Bailenson and his associates have spent a lot of time trying to figure out how to increase social presence in virtual reality. They’ve found, for instance, that people perform tasks better when avatars look, sound, and even feel like flesh-and-blood human beings. Their findings support the idea that the virtual office could become a more solid business model.
“There’s a long line of research about social presence in VR that suggests that we tend to treat digital representations more or less as we would real people,” Bailenson says. “In fact, even the mere belief that you are interacting with a real-time representation of another human makes you behave differently than you would if you were interacting with a computer algorithm.”
It may not be the “computer terminal” that Macrae described in his 1975 article, but could virtual reality make his vision of a large officeless workforce an actual reality?
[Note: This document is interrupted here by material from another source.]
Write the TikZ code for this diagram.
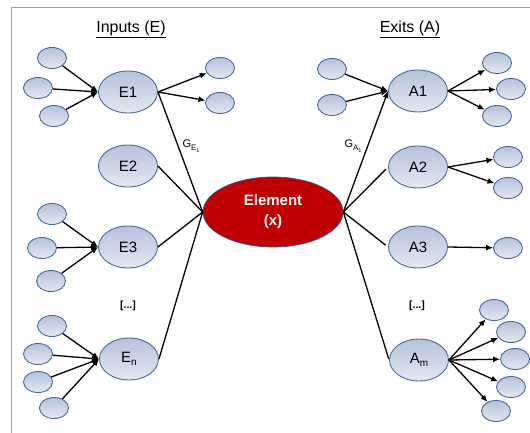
\documentclass[tikz,border=0pt]{standalone}
\usepackage{fontspec}
\setmainfont{Liberation Sans}
\usetikzlibrary{arrows.meta,shapes.geometric}
\definecolor{nodeedge}{HTML}{4A69A3}
\definecolor{nodetop}{HTML}{B6C2DA}
\definecolor{nodebot}{HTML}{E4E9F2}
\definecolor{elemred}{HTML}{C00000}
\definecolor{elemedge}{HTML}{3A4F8F}
\definecolor{frameblue}{HTML}{8AA3CC}
\newcommand{\gsub}[2]{G{\fontsize{8}{8}\selectfont\raisebox{-2.5pt}{#1\raisebox{-2pt}{\fontsize{5.5}{6}\selectfont #2}}}}
\begin{document}
\begin{tikzpicture}[x=1pt,y=-1pt,
  main/.style={ellipse, draw=nodeedge, line width=0.9pt, top color=nodetop, bottom color=nodebot,
    minimum width=59pt, minimum height=42pt, inner sep=0pt, font=\fontsize{15}{18}\selectfont},
  leaf/.style={ellipse, draw=nodeedge, line width=0.9pt, top color=nodetop, bottom color=nodebot,
    minimum width=29pt, minimum height=21pt, inner sep=0pt},
  centre/.style={ellipse, draw=elemedge, line width=0.7pt, fill=elemred, text=white,
    minimum width=140pt, minimum height=70pt, inner sep=0pt, align=center,
    font=\bfseries\fontsize{15}{20}\selectfont},
  title/.style={font=\fontsize{16}{18}\selectfont},
  gap/.style={font=\bfseries\fontsize{10.5}{12}\selectfont},
  glabel/.style={font=\fontsize{11}{12}\selectfont},
  link/.style={line width=1.3pt, black},
  arr/.style={link, -{Latex[length=7pt,width=6pt]}},
]
\useasboundingbox (0,0) rectangle (530,433);

% frame
\draw[frameblue, line width=1pt] (11,433) -- (11,8) -- (530,8);

% titles
\node[title] (tin) at (131,29) {\underline{Inputs (E)}};
\node[title] (tout) at (410,29) {\underline{Exits (A)}};

% central element
\node[centre] (X) at (273,212) {Element\\(x)};

% inputs
\node[main] (E1) at (128,92) {E1};
\node[main] (E2) at (128,166) {E2};
\node[main] (E3) at (128,247) {E3};
\node[main] (En) at (129,359) {E\raisebox{-3pt}{\fontsize{10}{10}\selectfont n}};
\node[gap] (edots) at (128,306) {[...]};

\node[leaf] (e1a) at (52,58) {};
\node[leaf] (e1b) at (38,88) {};
\node[leaf] (e1c) at (54,116) {};
\node[leaf] (e1o1) at (220,68) {};
\node[leaf] (e1o2) at (220,103) {};

\node[leaf] (e3a) at (52,214) {};
\node[leaf] (e3b) at (42,248) {};
\node[leaf] (e3c) at (51,281) {};

\node[leaf] (ena) at (52,326) {};
\node[leaf] (enb) at (38,354) {};
\node[leaf] (enc) at (38,382) {};
\node[leaf] (end) at (54,408) {};

% exits
\node[main] (A1) at (418,91) {A1};
\node[main] (A2) at (418,167) {A2};
\node[main] (A3) at (418,247) {A3};
\node[main] (Am) at (419,360) {A\raisebox{-3pt}{\fontsize{10}{10}\selectfont m}};
\node[gap] (adots) at (417,306) {[...]};

\node[leaf] (a1i1) at (332,69) {};
\node[leaf] (a1i2) at (332,105) {};
\node[leaf] (a1o1) at (497,63) {};
\node[leaf] (a1o2) at (511,89) {};
\node[leaf] (a1o3) at (497,116) {};

\node[leaf] (a2o1) at (508,157) {};
\node[leaf] (a2o2) at (508,188) {};

\node[leaf] (a3o1) at (508,248) {};

\node[leaf] (amo1) at (494,310) {};
\node[leaf] (amo2) at (511,332) {};
\node[leaf] (amo3) at (515,359) {};
\node[leaf] (amo4) at (511,387) {};
\node[leaf] (amo5) at (496,411) {};

% input side connectors
\foreach \s in {e1a,e1b,e1c} \draw[arr] (\s) -- (E1.west);
\foreach \t in {e1o1,e1o2} \draw[arr] (E1.east) -- (\t);
\foreach \s in {e3a,e3b,e3c} \draw[arr] (\s) -- (E3.west);
\foreach \s in {ena,enb,enc,end} \draw[arr] (\s) -- (En.west);

\draw[link] (E1.east) -- (X.west);
\draw[link] (E2.east) -- (X.west);
\draw[link] (E3.east) -- (X.west);
\draw[link] (En.east) -- (X.west);

% exit side connectors
\draw[arr] (X.east) -- (A1.west);
\draw[link, shorten >=3pt] (X.east) -- (A2.west);
\draw[link, shorten >=3pt] (X.east) -- (A3.west);
\draw[link, shorten >=1pt] (X.east) -- (Am.west);

\foreach \s in {a1i1,a1i2} \draw[arr] (\s) -- (A1.west);
\foreach \t in {a1o1,a1o2,a1o3} \draw[arr] (A1.east) -- (\t);
\foreach \t in {a2o1,a2o2} \draw[arr] (A2.east) -- (\t);
\draw[arr] (A3.east) -- (a3o1);
\foreach \t in {amo1,amo2,amo3,amo4,amo5} \draw[arr] (Am.east) -- (\t);

% gain labels
\node[glabel] (gE) at (191,146) {\gsub{E}{1}};
\node[glabel] (gA) at (353,146) {\gsub{A}{1}};
\end{tikzpicture}
\end{document}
It might sound nice, but Glaeser is skeptical that virtual reality could ever kill the brick-and-mortar office. “I mean, look, when the technology really gets to the equivalent of ‘beam me up, Scotty’—where’s it’s really as if we’re exactly in the same room—then maybe all bets will be off,” Glaeser says. “But I think it’s going to be hard to capture all the rich information flows that occur when people are face to face.”
Bailenson acknowledges the monumental technological advances needed to replicate the richness of face-to-face interactions. While VR can currently produce visual and auditory simulations that allow for realistic-feeling experiences, it’s still no match for being in the same room as people. Touch, smell, and other sensory experiences have yet to be recreated in VR, and some users report getting dizzy after long periods of time wearing goggles.
But witnessing the dramatic progress already occurring, he sees hope for those of us stuck in traffic five days a week. “If we can nail what I call ‘the virtual handshake,’ the subtle, non-verbal pattern of eye-contact, interpersonal distance, posture, and other critical nuances of group conversations,” he says, “then we finally have a chance to put the commute in our rear-view mirror.”
Virtual reality may one day prove revolutionary for commuting patterns, but that doesn’t necessarily mean “the end of the urban age,” as Macrae predicted with personal computers. The city offers many amenities beyond proximity to work. But if VR technology can one day produce a lifelike virtual handshake, the future of work may not be intrinsically tied to commuting for much longer.